Control Line planes fall into basically three categories: Trainers, Sport and Stunt.
The practice of control line airplanes has a rich history in model aviation. Perhaps most model airplane enthusiasts from the 1950's onwards began model aviation with a control line airplane. A control line airplane is a miniature aircraft that flies attached to a set of steel wires that controls the flight surfaces for performance. What is unique about a control line airplane is that it flies in a half sphere with the pilot in the center of that hemisphere. At all times the pilot has a direct link to the flight of his airplane, feels all the movements and controls all the characteristics of flight.
There are only a handful of manufacturers making kits in this discipline now but the number of enthusiasts has seen a rebirth in lately, mostly because of the information that is being shared through resources on the Internet.

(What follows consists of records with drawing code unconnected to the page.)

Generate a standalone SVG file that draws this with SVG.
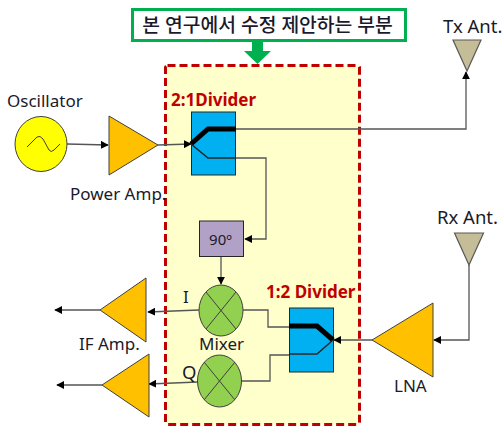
<svg xmlns="http://www.w3.org/2000/svg" width="502" height="427" viewBox="0 0 502 427">
<style>
text{font-family:"Noto Sans","Noto Sans CJK KR",sans-serif;fill:#1a1a2a;font-size:17px}
.red{fill:#c00000;font-weight:bold}
.big{font-size:18.500px}
.amp{fill:#ffc000;stroke:#404040;stroke-width:1}
.ant{fill:#c4bd97;stroke:#595959;stroke-width:1.200}
.div{fill:#00b0f0;stroke:#262626;stroke-width:1}
.mix{fill:#92d050;stroke:#404040;stroke-width:1}
.x{stroke:#404040;stroke-width:1;fill:none}
.c{fill:none;stroke:#555;stroke-width:1.300}
.th{fill:none;stroke:#000;stroke-width:5}
.tn{fill:none;stroke:#262626;stroke-width:1.500}
</style>
<defs>
<marker id="a" viewBox="0 0 10 10" refX="9" refY="5" markerWidth="8" markerHeight="8" markerUnits="userSpaceOnUse" orient="auto"><path d="M0 0L10 5L0 10Z" fill="#000"/></marker>
</defs>
<g id="highlight-region"><rect x="165.500" y="65.500" width="194" height="359" rx="2" fill="#ffffcc" stroke="#c00000" stroke-width="3" stroke-dasharray="8 4"/></g>
<g id="banner"><rect x="132.500" y="9.500" width="273" height="31" fill="#fff" stroke="#00b050" stroke-width="3"/>
<path d="M252 41H263V51H271L257.500 64L244 51H252Z" fill="#00b050"/>
<text x="267.500" y="32" text-anchor="middle" font-weight="500" style="font-size:19.300px">본 연구에서 수정 제안하는 부분</text></g>
<g id="connectors">
<path class="c" d="M67 144L108 145" marker-end="url(#a)"/>
<path class="c" d="M158 145L191 144" marker-end="url(#a)"/>
<path class="c" d="M236 129H466V72" marker-end="url(#a)"/>
<path class="c" d="M236 158H266V239H245" marker-end="url(#a)"/>
<path class="c" d="M221 256V284" marker-end="url(#a)"/>
<path class="c" d="M199 310L148 312" marker-end="url(#a)"/>
<path class="c" d="M198 382L149 384" marker-end="url(#a)"/>
<path class="c" d="M100 310H55" marker-end="url(#a)"/>
<path class="c" d="M102 385H57" marker-end="url(#a)"/>
<path class="c" d="M243 310H268V327H289"/>
<path class="c" d="M241 381H270V355H289"/>
<path class="c" d="M372 340H334" marker-end="url(#a)"/>
<path class="c" d="M469 265V340H434" marker-end="url(#a)"/>
</g>
<g id="oscillator"><ellipse cx="41" cy="144" rx="26" ry="27.500" fill="#ffff00" stroke="#404040"/>
<path d="M27 147L37 137Q40 135 43 139L49 150Q51 153 54 150L60 144" fill="none" stroke="#404040"/>
<text x="7" y="107">Oscillator</text></g>
<g id="power-amp"><path class="amp" d="M109 116V175L158 145Z"/><text x="70" y="200">Power Amp.</text></g>
<g id="divider-2-1"><rect class="div" x="191.500" y="112" width="44" height="63"/>
<path class="th" d="M191 144L208 129H236"/><path class="tn" d="M191 144L208 158H236"/>
<text class="red" x="171" y="106">2:1Divider</text></g>
<g id="tx-ant"><path class="ant" d="M453 40H481L467 71Z"/><text class="big" x="443" y="33">Tx Ant.</text></g>
<g id="rx-ant"><path class="ant" d="M454.500 233H483.500L469 265Z"/><text class="big" x="437" y="224">Rx Ant.</text></g>
<g id="phase-shifter"><rect x="199.500" y="221" width="44" height="35.500" fill="#b2a1c7" stroke="#262626"/><text x="220.500" y="245" text-anchor="middle" style="font-size:15px">90º</text></g>
<g id="mixer-i"><ellipse class="mix" cx="221" cy="310.500" rx="22" ry="25.500"/><path class="x" d="M206 292L236 329M236 292L206 329"/>
<text x="183" y="303">I</text><text x="199" y="350">Mixer</text></g>
<g id="mixer-q"><ellipse class="mix" cx="219.500" cy="381" rx="22" ry="26"/><path class="x" d="M204 362L235 400M235 362L204 400"/>
<text class="big" x="182" y="379">Q</text></g>
<g id="if-amp-i"><path class="amp" d="M146 278V342L100 310Z"/><text x="79" y="350">IF Amp.</text></g>
<g id="if-amp-q"><path class="amp" d="M149 354V417L102 385Z"/></g>
<g id="divider-1-2"><rect class="div" x="289.500" y="308" width="44" height="64"/>
<path class="th" d="M289 326H317L333 340"/><path class="tn" d="M289 354H317L333 340"/>
<text class="red" x="266" y="298">1:2 Divider</text></g>
<g id="lna"><path class="amp" d="M372 340L433 303V377Z"/><text x="394" y="392">LNA</text></g>
</svg>
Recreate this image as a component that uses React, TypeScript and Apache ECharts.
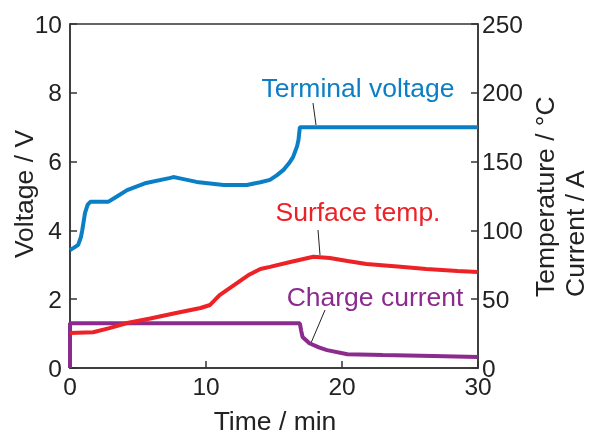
import React, { useEffect, useRef } from "react";
import * as echarts from "echarts";

const voltage: [number, number][] = [
  [0, 3.43], [0.3, 3.5], [0.6, 3.58], [0.8, 3.8], [0.9, 4.0], [1.1, 4.5], [1.3, 4.75], [1.5, 4.83],
  [2.8, 4.83], [3.3, 4.95], [4.2, 5.17], [5.6, 5.38], [7.3, 5.52], [7.6, 5.55], [8.0, 5.52],
  [9.3, 5.41], [11.3, 5.32], [13, 5.32], [14, 5.4], [14.7, 5.47], [15.2, 5.6], [15.7, 5.76],
  [16.1, 5.95], [16.4, 6.13], [16.7, 6.45], [16.8, 6.63], [16.9, 7.0], [30, 7.0],
];

const temperature: [number, number][] = [
  [0, 25.4], [1.7, 26], [2.9, 29], [4.2, 32.7], [5.9, 36], [7.8, 40], [9.6, 43.6], [10.3, 45.8],
  [11, 53], [12.3, 61.8], [13.2, 68], [14, 72], [14.7, 73.5], [16.2, 77], [17.9, 80.8],
  [19.1, 80], [20.4, 77.8], [21.8, 75.6], [24.3, 73.5], [26.2, 71.9], [28.5, 70.5], [30, 69.8],
];

const current: [number, number][] = [
  [0, 0], [0, 32.5], [16.9, 32.5], [17.0, 27], [17.1, 22.5], [17.6, 18], [18.3, 15], [18.9, 13],
  [20.4, 10], [23, 9.4], [26.7, 8.7], [30, 8],
];

const FONT = "'Liberation Sans', Arial, sans-serif";
const BLUE = "#0b7fc5";
const RED = "#ec2227";
const PURPLE = "#8c2b8e";
const AXIS = "#333";
const TF = `26.5px ${FONT}`;

export default function App() {
  const ref = useRef<HTMLDivElement>(null);
  useEffect(() => {
    if (!ref.current) return;
    const chart = echarts.init(ref.current, undefined, { renderer: "svg" });
    const axisLabel = { color: "#222", fontSize: 24.5, fontFamily: FONT };
    chart.setOption({
      animation: false,
      grid: { left: 70, right: 112, top: 24, bottom: 68, show: true, borderColor: AXIS, borderWidth: 1.5, backgroundColor: "transparent" },
      xAxis: {
        type: "value", min: 0, max: 30, interval: 10,
        axisLine: { show: true, lineStyle: { color: AXIS, width: 1.5 } },
        axisTick: { show: true, inside: true, length: 7, lineStyle: { color: AXIS, width: 1.5 } },
        axisLabel: { ...axisLabel, margin: 6 },
        splitLine: { show: false },
      },
      yAxis: [
        {
          type: "value", min: 0, max: 10, interval: 2,
          axisLine: { show: true, lineStyle: { color: AXIS, width: 1.5 } },
          axisTick: { show: true, inside: true, length: 7, lineStyle: { color: AXIS, width: 1.5 } },
          axisLabel: { ...axisLabel, margin: 8 },
          splitLine: { show: false },
        },
        {
          type: "value", min: 0, max: 250, interval: 50, position: "right",
          axisLine: { show: true, lineStyle: { color: AXIS, width: 1.5 } },
          axisTick: { show: true, inside: true, length: 7, lineStyle: { color: AXIS, width: 1.5 } },
          axisLabel: { ...axisLabel, margin: 4 },
          splitLine: { show: false },
        },
      ],
      series: [
        { name: "Charge current", type: "line", yAxisIndex: 1, data: current, showSymbol: false, z: 2, lineStyle: { color: PURPLE, width: 4 } },
        { name: "Surface temp.", type: "line", yAxisIndex: 1, data: temperature, showSymbol: false, z: 3, lineStyle: { color: RED, width: 4 } },
        { name: "Terminal voltage", type: "line", yAxisIndex: 0, data: voltage, showSymbol: false, z: 4, lineStyle: { color: BLUE, width: 4 } },
      ],
      graphic: [
        { type: "text", x: 24, y: 194, rotation: Math.PI / 2, style: { text: "Voltage / V", font: TF, fill: "#222", textAlign: "center", textVerticalAlign: "middle" } },
        { type: "text", x: 545, y: 297, rotation: Math.PI / 2, style: { text: "Temperature / °C", font: TF, fill: "#222", textAlign: "left", textVerticalAlign: "middle" } },
        { type: "text", x: 575, y: 297, rotation: Math.PI / 2, style: { text: "Current / A", font: TF, fill: "#222", textAlign: "left", textVerticalAlign: "middle" } },
        { type: "text", x: 275, y: 421, style: { text: "Time / min", font: TF, fill: "#222", textAlign: "center", textVerticalAlign: "middle" } },
        { type: "text", x: 358, y: 88, style: { text: "Terminal voltage", font: TF, fill: BLUE, textAlign: "center", textVerticalAlign: "middle" } },
        { type: "text", x: 358, y: 212, style: { text: "Surface temp.", font: TF, fill: RED, textAlign: "center", textVerticalAlign: "middle" } },
        { type: "text", x: 375, y: 297, style: { text: "Charge current", font: TF, fill: PURPLE, textAlign: "center", textVerticalAlign: "middle" } },
        { type: "line", shape: { x1: 313, y1: 103, x2: 316, y2: 125 }, style: { stroke: "#222", lineWidth: 1 } },
        { type: "line", shape: { x1: 318, y1: 230, x2: 320, y2: 255 }, style: { stroke: "#222", lineWidth: 1 } },
        { type: "line", shape: { x1: 325, y1: 310, x2: 311, y2: 343 }, style: { stroke: "#222", lineWidth: 1 } },
      ],
    });
    return () => chart.dispose();
  }, []);
  return <div ref={ref} style={{ position: "fixed", left: 0, top: 0, width: 590, height: 436 }} />;
}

The challenge is having the nerve to fly the airplane that you are attached to at heights as high as sixty-five feet and as low as four to five feet. Control line fliers prove they are a hearty bunch by allowing their works of art pull out of dives at speeds of over 60 mph in a space of five to ten feet above the ground at a distance that is, literally, right in front of them.
I began my model aviation hobby because of this type of airplane. Like all kids, I started with a commercially produced model that could hardly fly and began making my own from kits that flew just great.
Airplanes like the Goldberg Li'l Wizard or Jumping Bean were great and helped my skills improve in making model airplanes that worked. In later years the control line airplanes just got bigger.
Just last season (2006), I built a Sig Skyray 35, below, from scratch because I decided to do an experiment by re-sizing the tail. I get into the development of this airplane in build section of the site.
Other control line airplanes, from the three main categories, are showcased in the build section of the site as well. Some are built from kits and some are my own successful designs. Check out the White Lightning, shown below, and perhaps download the PDF of the plan and build one for yourself.
So, if anyone ever tells you, “It's just a plane on strings”, feel free to let them know that they really should understand that this is a very challenging and exciting area of model aviation with some of the best fliers, model builders and craftsmanship found in any of the disciplines.
The airplanes built and flown in this category are truly flying works of art.